I read Kate Lebo’s The Book of Difficult Fruit while trying to pickle, dehydrate, bottle, jam, and sauce my way out of a delicious deluge of produce. I’m fortunate to have it come my way most late summers and early falls, but every year, as I’m cutting open yet another apple to find yet another live worm trying to inch across my cutting board to freedom, I wonder how I got myself into this mess again. I look forward to it before it comes and I’ll appreciate it after, but in the moment, it feels overwhelming, and I understand why many people think fruit trees are too much fuss to begin with.
“But why do we let our fruit become a nuisance in the first place?” Lebo writes. “Because so many of us are accustomed to buying fruit pest-free, in easily handled quantities, from twenty-four-hour supermarkets? Or do we decide this is not the thing we need, all this fruit and the care of the fruit and the eating of the fruit we cared for, the entrapment of all this nurturing?”

Lebo muses about this and other questions of food, convenience, and our connection with the earth and the things it produces in The Book of Difficult Fruit: Arguments for the Tart, Tender, and Unruly (with recipes). For each letter of the alphabet, Lebo considers a different food item, but this is no “A is for Apple” offering—in this case, A is for Aronia, also known as chokeberry. What do you make with aronia? An antioxidant-packed smoothie, or a dye for paper and cloth. There are familiar fruits here—blackberry, cherry, kiwi, pomegranate, rhubarb, zucchini—but many offer an educational experience just by learning they exist. Thimbleberry. Osage orange. Faceclock. Medlar. Some are hard to pick, while others are hard to grow, and others still are just plain hard to know what to do anything with. Lebo loves them all.
Interwoven with each is Lebo’s introduction or interaction with the item in question. For vanilla, she considers the sway vanilla-scented lotion held on her adolescent social group. For juniper berry, Lebo prods the historical use of the fruit as an abortifacient and period regulator, as well as Lebo helping a friend through an abortion. A few chapters swirl around old lovers and family secrets. Sometimes, Lebo gets pretty personal, while other times her tone remains breezy and curious. It works as a sometimes meandering but never unpleasant series of thoughts on things most people give no thought to at all. I won’t be making most of these recipes—Lebo couldn’t even find ume plum, where am I supposed to get it?—but their value is in proving the use of these unthought-of things. And because there is no throughline or plot, per se, The Book of Difficult Fruit works as a book you can pick up, say, while waiting for a batch of jars to finish canning.
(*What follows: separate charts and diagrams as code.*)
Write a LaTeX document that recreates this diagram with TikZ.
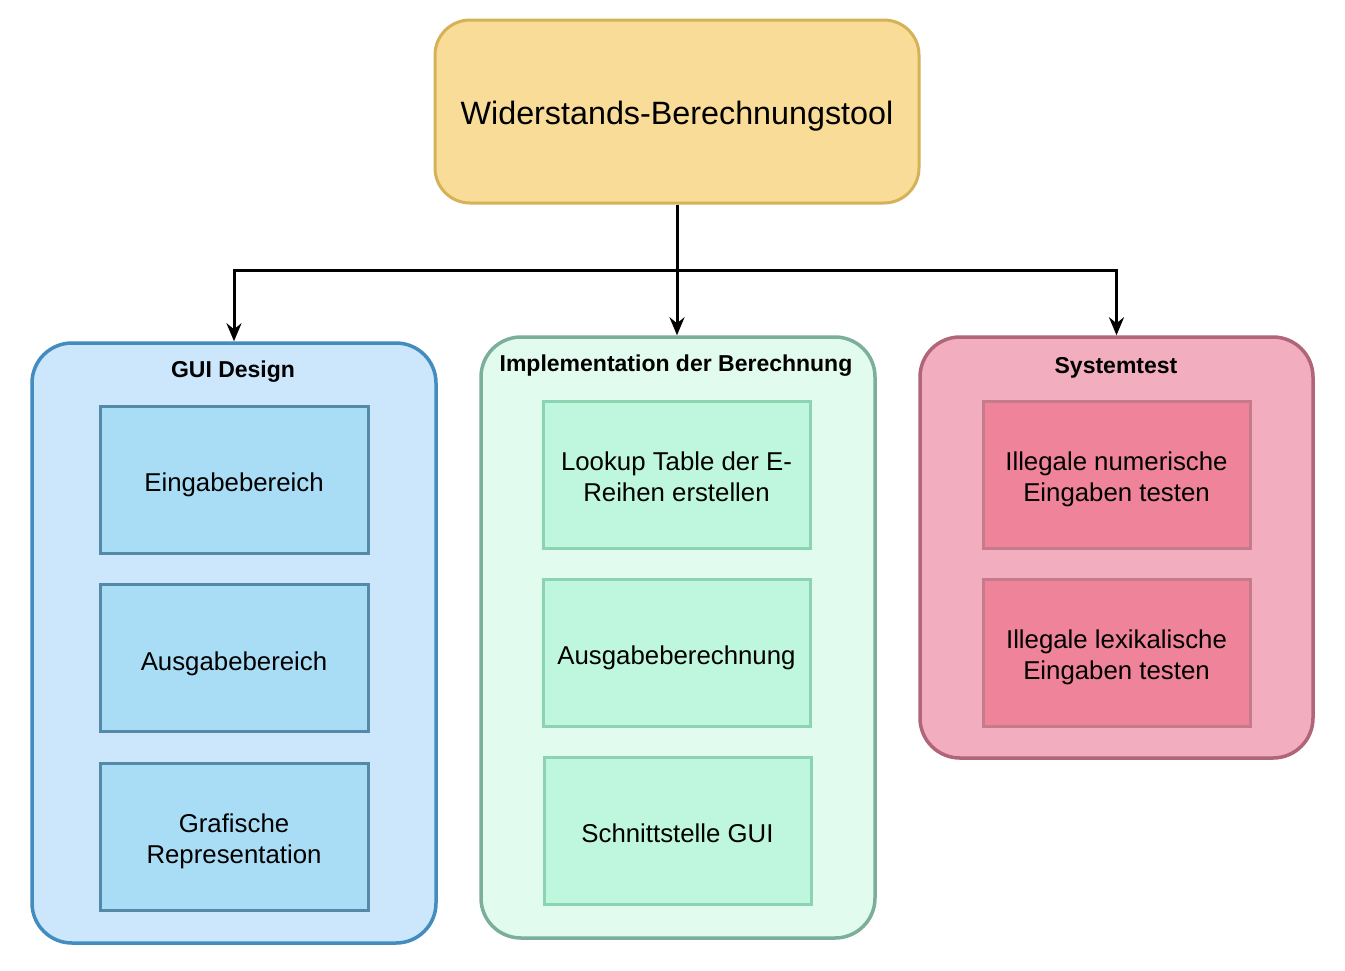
\documentclass[tikz,border=0pt]{standalone}
\usepackage{fontspec}
\setmainfont{Liberation Sans}
\usetikzlibrary{arrows.meta}
\definecolor{topfill}{HTML}{F8DC97}
\definecolor{topdraw}{HTML}{D5B257}
\definecolor{guifill}{HTML}{CCE6FB}
\definecolor{guidraw}{HTML}{438CC0}
\definecolor{guiinfill}{HTML}{A9DDF5}
\definecolor{guiindraw}{HTML}{5589A8}
\definecolor{impfill}{HTML}{E1FBEF}
\definecolor{impdraw}{HTML}{7BAF9B}
\definecolor{impinfill}{HTML}{BEF7DD}
\definecolor{impindraw}{HTML}{8CD3B2}
\definecolor{sysfill}{HTML}{F2ADBE}
\definecolor{sysdraw}{HTML}{B06578}
\definecolor{sysinfill}{HTML}{EE8399}
\definecolor{sysindraw}{HTML}{C57B8C}
\newcommand{\lowtext}[2]{\raisebox{-#1}[\height][\depth]{\begin{tabular}{@{}c@{}}#2\end{tabular}}}
\tikzset{
  container/.style={draw, rectangle, rounded corners=40, line width=3.5pt, inner sep=0pt},
  inbox/.style={draw, rectangle, line width=3pt, minimum width=268, minimum height=147, inner sep=0pt, font=\fontsize{25.8}{31}\selectfont},
  ttl/.style={inner sep=0pt, font=\fontsize{23}{28}\selectfont\bfseries},
  arr/.style={draw=black, line width=3pt, -{Stealth[length=18pt,width=15pt,inset=6pt]}},
}
\begin{document}
\begin{tikzpicture}[x=1pt,y=-1pt]
\useasboundingbox[fill=white] (0,0) rectangle (1345,970);
% root
\node[draw=topdraw, fill=topfill, rectangle, rounded corners=35, line width=3pt, minimum width=484, minimum height=183, inner sep=0pt, font=\fontsize{32.3}{38}\selectfont] (root) at (677,111.5) {\lowtext{5pt}{Widerstands-Berechnungstool}};
% containers
\node[container, draw=guidraw, fill=guifill, minimum width=404, minimum height=600] (gui) at (234,643) {};
\node[container, draw=impdraw, fill=impfill, minimum width=394, minimum height=601] (impl) at (678,637.5) {};
\node[container, draw=sysdraw, fill=sysfill, minimum width=393, minimum height=421] (sys) at (1116.5,547.5) {};
% titles
\node[ttl] (guittl) at (233,372) {GUI Design};
\node[ttl] (implttl) at (676,366) {Implementation der Berechnung};
\node[ttl] (systtl) at (1116,368) {Systemtest};
% inner boxes
\node[inbox, draw=guiindraw, fill=guiinfill] (g1) at (234,479.5) {\lowtext{6pt}{Eingabebereich}};
\node[inbox, draw=guiindraw, fill=guiinfill] (g2) at (234,658) {\lowtext{6pt}{Ausgabebereich}};
\node[inbox, draw=guiindraw, fill=guiinfill] (g3) at (234,836.5) {\lowtext{5pt}{Grafische\\Representation}};
\node[inbox, draw=impindraw, fill=impinfill, minimum width=267] (i1) at (676.5,474.5) {\lowtext{5pt}{Lookup Table der E-\\Reihen erstellen}};
\node[inbox, draw=impindraw, fill=impinfill, minimum width=267] (i2) at (676.5,652.5) {\lowtext{6pt}{Ausgabeberechnung}};
\node[inbox, draw=impindraw, fill=impinfill, minimum width=267] (i3) at (677.5,830.5) {\lowtext{6pt}{Schnittstelle GUI}};
\node[inbox, draw=sysindraw, fill=sysinfill, minimum width=267] (s1) at (1116.5,474.5) {\lowtext{5pt}{Illegale numerische\\Eingaben testen}};
\node[inbox, draw=sysindraw, fill=sysinfill, minimum width=267] (s2) at (1116.5,652.5) {\lowtext{5pt}{Illegale lexikalische\\Eingaben testen}};
% connectors
\coordinate (hub) at (677,270);
\draw[arr] (root.south) -- (hub) -| (gui.north);
\draw[arr] (hub) -| (sys.north);
\draw[arr] (root.south) -- (root.south |- impl.north);
\end{tikzpicture}
\end{document}
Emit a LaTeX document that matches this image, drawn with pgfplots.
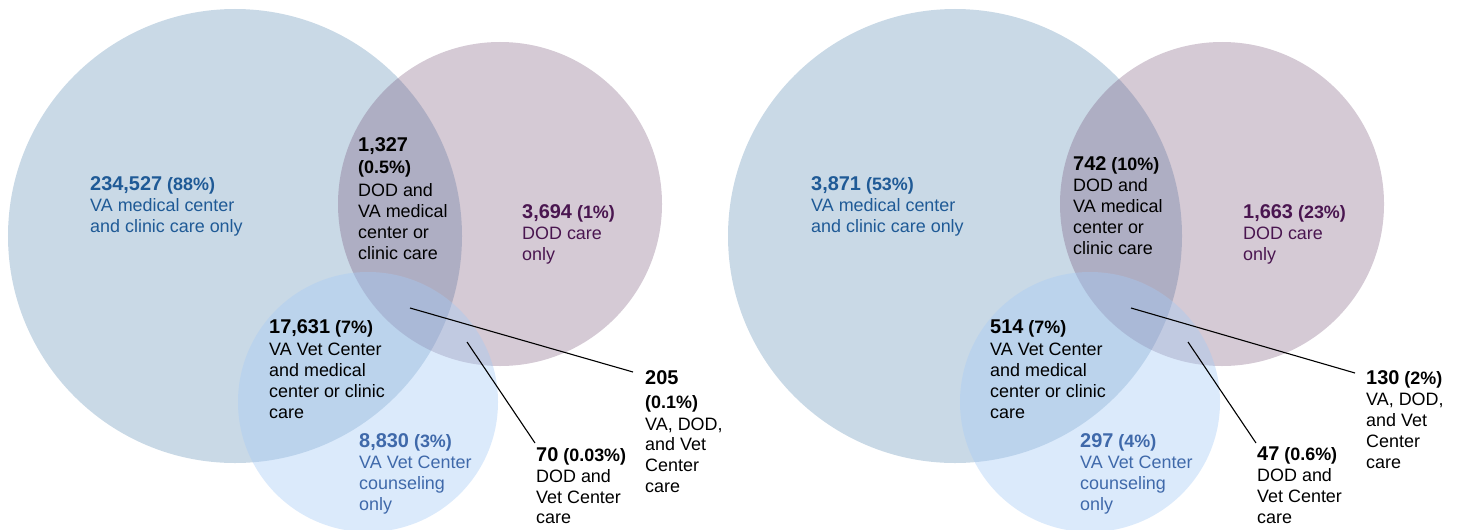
\documentclass[border=0pt]{standalone}
\usepackage{pgfplots}
\pgfplotsset{compat=1.18}
\usepackage{fontspec}
\setmainfont{Liberation Sans}
\definecolor{bigC}{RGB}{75,128,172}
\definecolor{dodC}{RGB}{115,78,115}
\definecolor{vetC}{RGB}{165,202,245}
\definecolor{bigT}{RGB}{31,90,150}
\definecolor{dodT}{RGB}{74,22,80}
\definecolor{vetT}{RGB}{63,105,170}
\newcommand{\Tx}[4][black]{\node[anchor=base west,inner sep=0pt,text=#1,font=\fontsize{18}{21}\selectfont] at (axis cs:#2,#3) {#4};}
\newcommand{\Nm}[1]{{\bfseries\fontsize{20}{24}\selectfont #1}}
\newcommand{\Pc}[1]{{\bfseries #1}}
\pgfplotsset{circ/.style n args={3}{only marks, mark=*, mark size=#1, draw=none,
  mark options={fill=#2, fill opacity=#3, draw opacity=0, line width=0pt}}}
\begin{document}
\begin{tikzpicture}
\begin{axis}[
  width=1461bp, height=529bp, scale only axis,
  xmin=0, xmax=1461, ymin=0, ymax=529, y dir=reverse,
  hide axis, clip marker paths=true,
]
% circles: centre (x,y), radius given as mark size
% left diagram
\addplot[circ={227bp}{bigC}{0.3}] coordinates {(235,236)};
\addplot[circ={162bp}{dodC}{0.3}] coordinates {(500,204)};
\addplot[circ={130bp}{vetC}{0.4}] coordinates {(368,402)};
% right diagram
\addplot[circ={227bp}{bigC}{0.3}] coordinates {(955,236)};
\addplot[circ={162bp}{dodC}{0.3}] coordinates {(1222,204)};
\addplot[circ={130bp}{vetC}{0.4}] coordinates {(1090,402)};
% leader lines
\addplot[black, line width=1.1bp, no marks] coordinates {(410,308) (633,372)};
\addplot[black, line width=1.1bp, no marks] coordinates {(467,342) (535,443)};
\addplot[black, line width=1.1bp, no marks] coordinates {(1131,308) (1355,373)};
\addplot[black, line width=1.1bp, no marks] coordinates {(1188,342) (1256,443)};
% ---- left labels
\Tx[bigT]{90}{190}{\Nm{234,527} \Pc{(88\%)}}
\Tx[bigT]{90}{211}{VA medical center}
\Tx[bigT]{90}{232}{and clinic care only}
\Tx{358}{151}{\Nm{1,327}}
\Tx{358}{173}{\Pc{(0.5\%)}}
\Tx{358}{196}{DOD and}
\Tx{358}{217}{VA medical}
\Tx{358}{238}{center or}
\Tx{358}{259}{clinic care}
\Tx[dodT]{522}{218}{\Nm{3,694} \Pc{(1\%)}}
\Tx[dodT]{522}{239}{DOD care}
\Tx[dodT]{522}{260}{only}
\Tx{269}{333}{\Nm{17,631} \Pc{(7\%)}}
\Tx{269}{355}{VA Vet Center}
\Tx{269}{376}{and medical}
\Tx{269}{397}{center or clinic}
\Tx{269}{418}{care}
\Tx[vetT]{359}{447}{\Nm{8,830} \Pc{(3\%)}}
\Tx[vetT]{359}{468}{VA Vet Center}
\Tx[vetT]{359}{489}{counseling}
\Tx[vetT]{359}{510}{only}
\Tx{536}{461}{\Nm{70} \Pc{(0.03\%)}}
\Tx{536}{482}{DOD and}
\Tx{536}{503}{Vet Center}
\Tx{536}{523}{care}
\Tx{645}{384}{\Nm{205}}
\Tx{645}{408}{\Pc{(0.1\%)}}
\Tx{645}{430}{VA, DOD,}
\Tx{645}{450}{and Vet}
\Tx{645}{471}{Center}
\Tx{645}{492}{care}
% ---- right labels
\Tx[bigT]{811}{190}{\Nm{3,871} \Pc{(53\%)}}
\Tx[bigT]{811}{211}{VA medical center}
\Tx[bigT]{811}{232}{and clinic care only}
\Tx{1073}{170}{\Nm{742} \Pc{(10\%)}}
\Tx{1073}{191}{DOD and}
\Tx{1073}{212}{VA medical}
\Tx{1073}{233}{center or}
\Tx{1073}{254}{clinic care}
\Tx[dodT]{1243}{218}{\Nm{1,663} \Pc{(23\%)}}
\Tx[dodT]{1243}{239}{DOD care}
\Tx[dodT]{1243}{260}{only}
\Tx{990}{333}{\Nm{514} \Pc{(7\%)}}
\Tx{990}{355}{VA Vet Center}
\Tx{990}{376}{and medical}
\Tx{990}{397}{center or clinic}
\Tx{990}{418}{care}
\Tx[vetT]{1080}{447}{\Nm{297} \Pc{(4\%)}}
\Tx[vetT]{1080}{468}{VA Vet Center}
\Tx[vetT]{1080}{489}{counseling}
\Tx[vetT]{1080}{510}{only}
\Tx{1257}{460}{\Nm{47} \Pc{(0.6\%)}}
\Tx{1257}{481}{DOD and}
\Tx{1257}{502}{Vet Center}
\Tx{1257}{523}{care}
\Tx{1366}{384}{\Nm{130} \Pc{(2\%)}}
\Tx{1366}{405}{VA, DOD,}
\Tx{1366}{426}{and Vet}
\Tx{1366}{447}{Center}
\Tx{1366}{468}{care}
\end{axis}
\pgfresetboundingbox
\path (current axis.south west) rectangle (current axis.north east);
\end{tikzpicture}
\end{document}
There is one nagging detail that has kept me from fully savoring the memory of The Book of Difficult Fruit. She refers to exes only by an initial, and more than one chapter features W. But here, W demands “elaborate meals I loved to make…Then he required everything wheat-free, soy-free, corn-free”; there, W has celiac disease. These aren’t necessarily incompatible, I suppose, though the revelation of the second makes the framing of his avoidance of wheat in the first a little unsympathetic. But here, Lebo leaves him by stashing a suitcase in the trunk of her car and leaving while he’s gone; there, he leaves her because she won’t stop baking with wheat flour, and after she’s sure he’s gone she throws flour around the kitchen. I suppose she could have left him and then come back. I suppose she could have dated more than one wheat-avoidant man in Seattle with a name starting with W. Maybe it’s just a little artistic license, but where’s the faith in the reader to say, “Hold up.”
While this detail is unrelated to any load-bearing part of the narrative, it does make me question the clarity, at best, and the truthfulness, at worst, of the personal editorializations woven throughout Lebo’s musings on the produce that surrounds us. The produce is the point, not cancer scares or teenage lunches with Mom, but it also seems odd that the author and publisher would think her musings are so unimportant. Maybe, in that way, The Book of Difficult Fruit is like many of its subjects: good, but a little complicated to consider at the same time.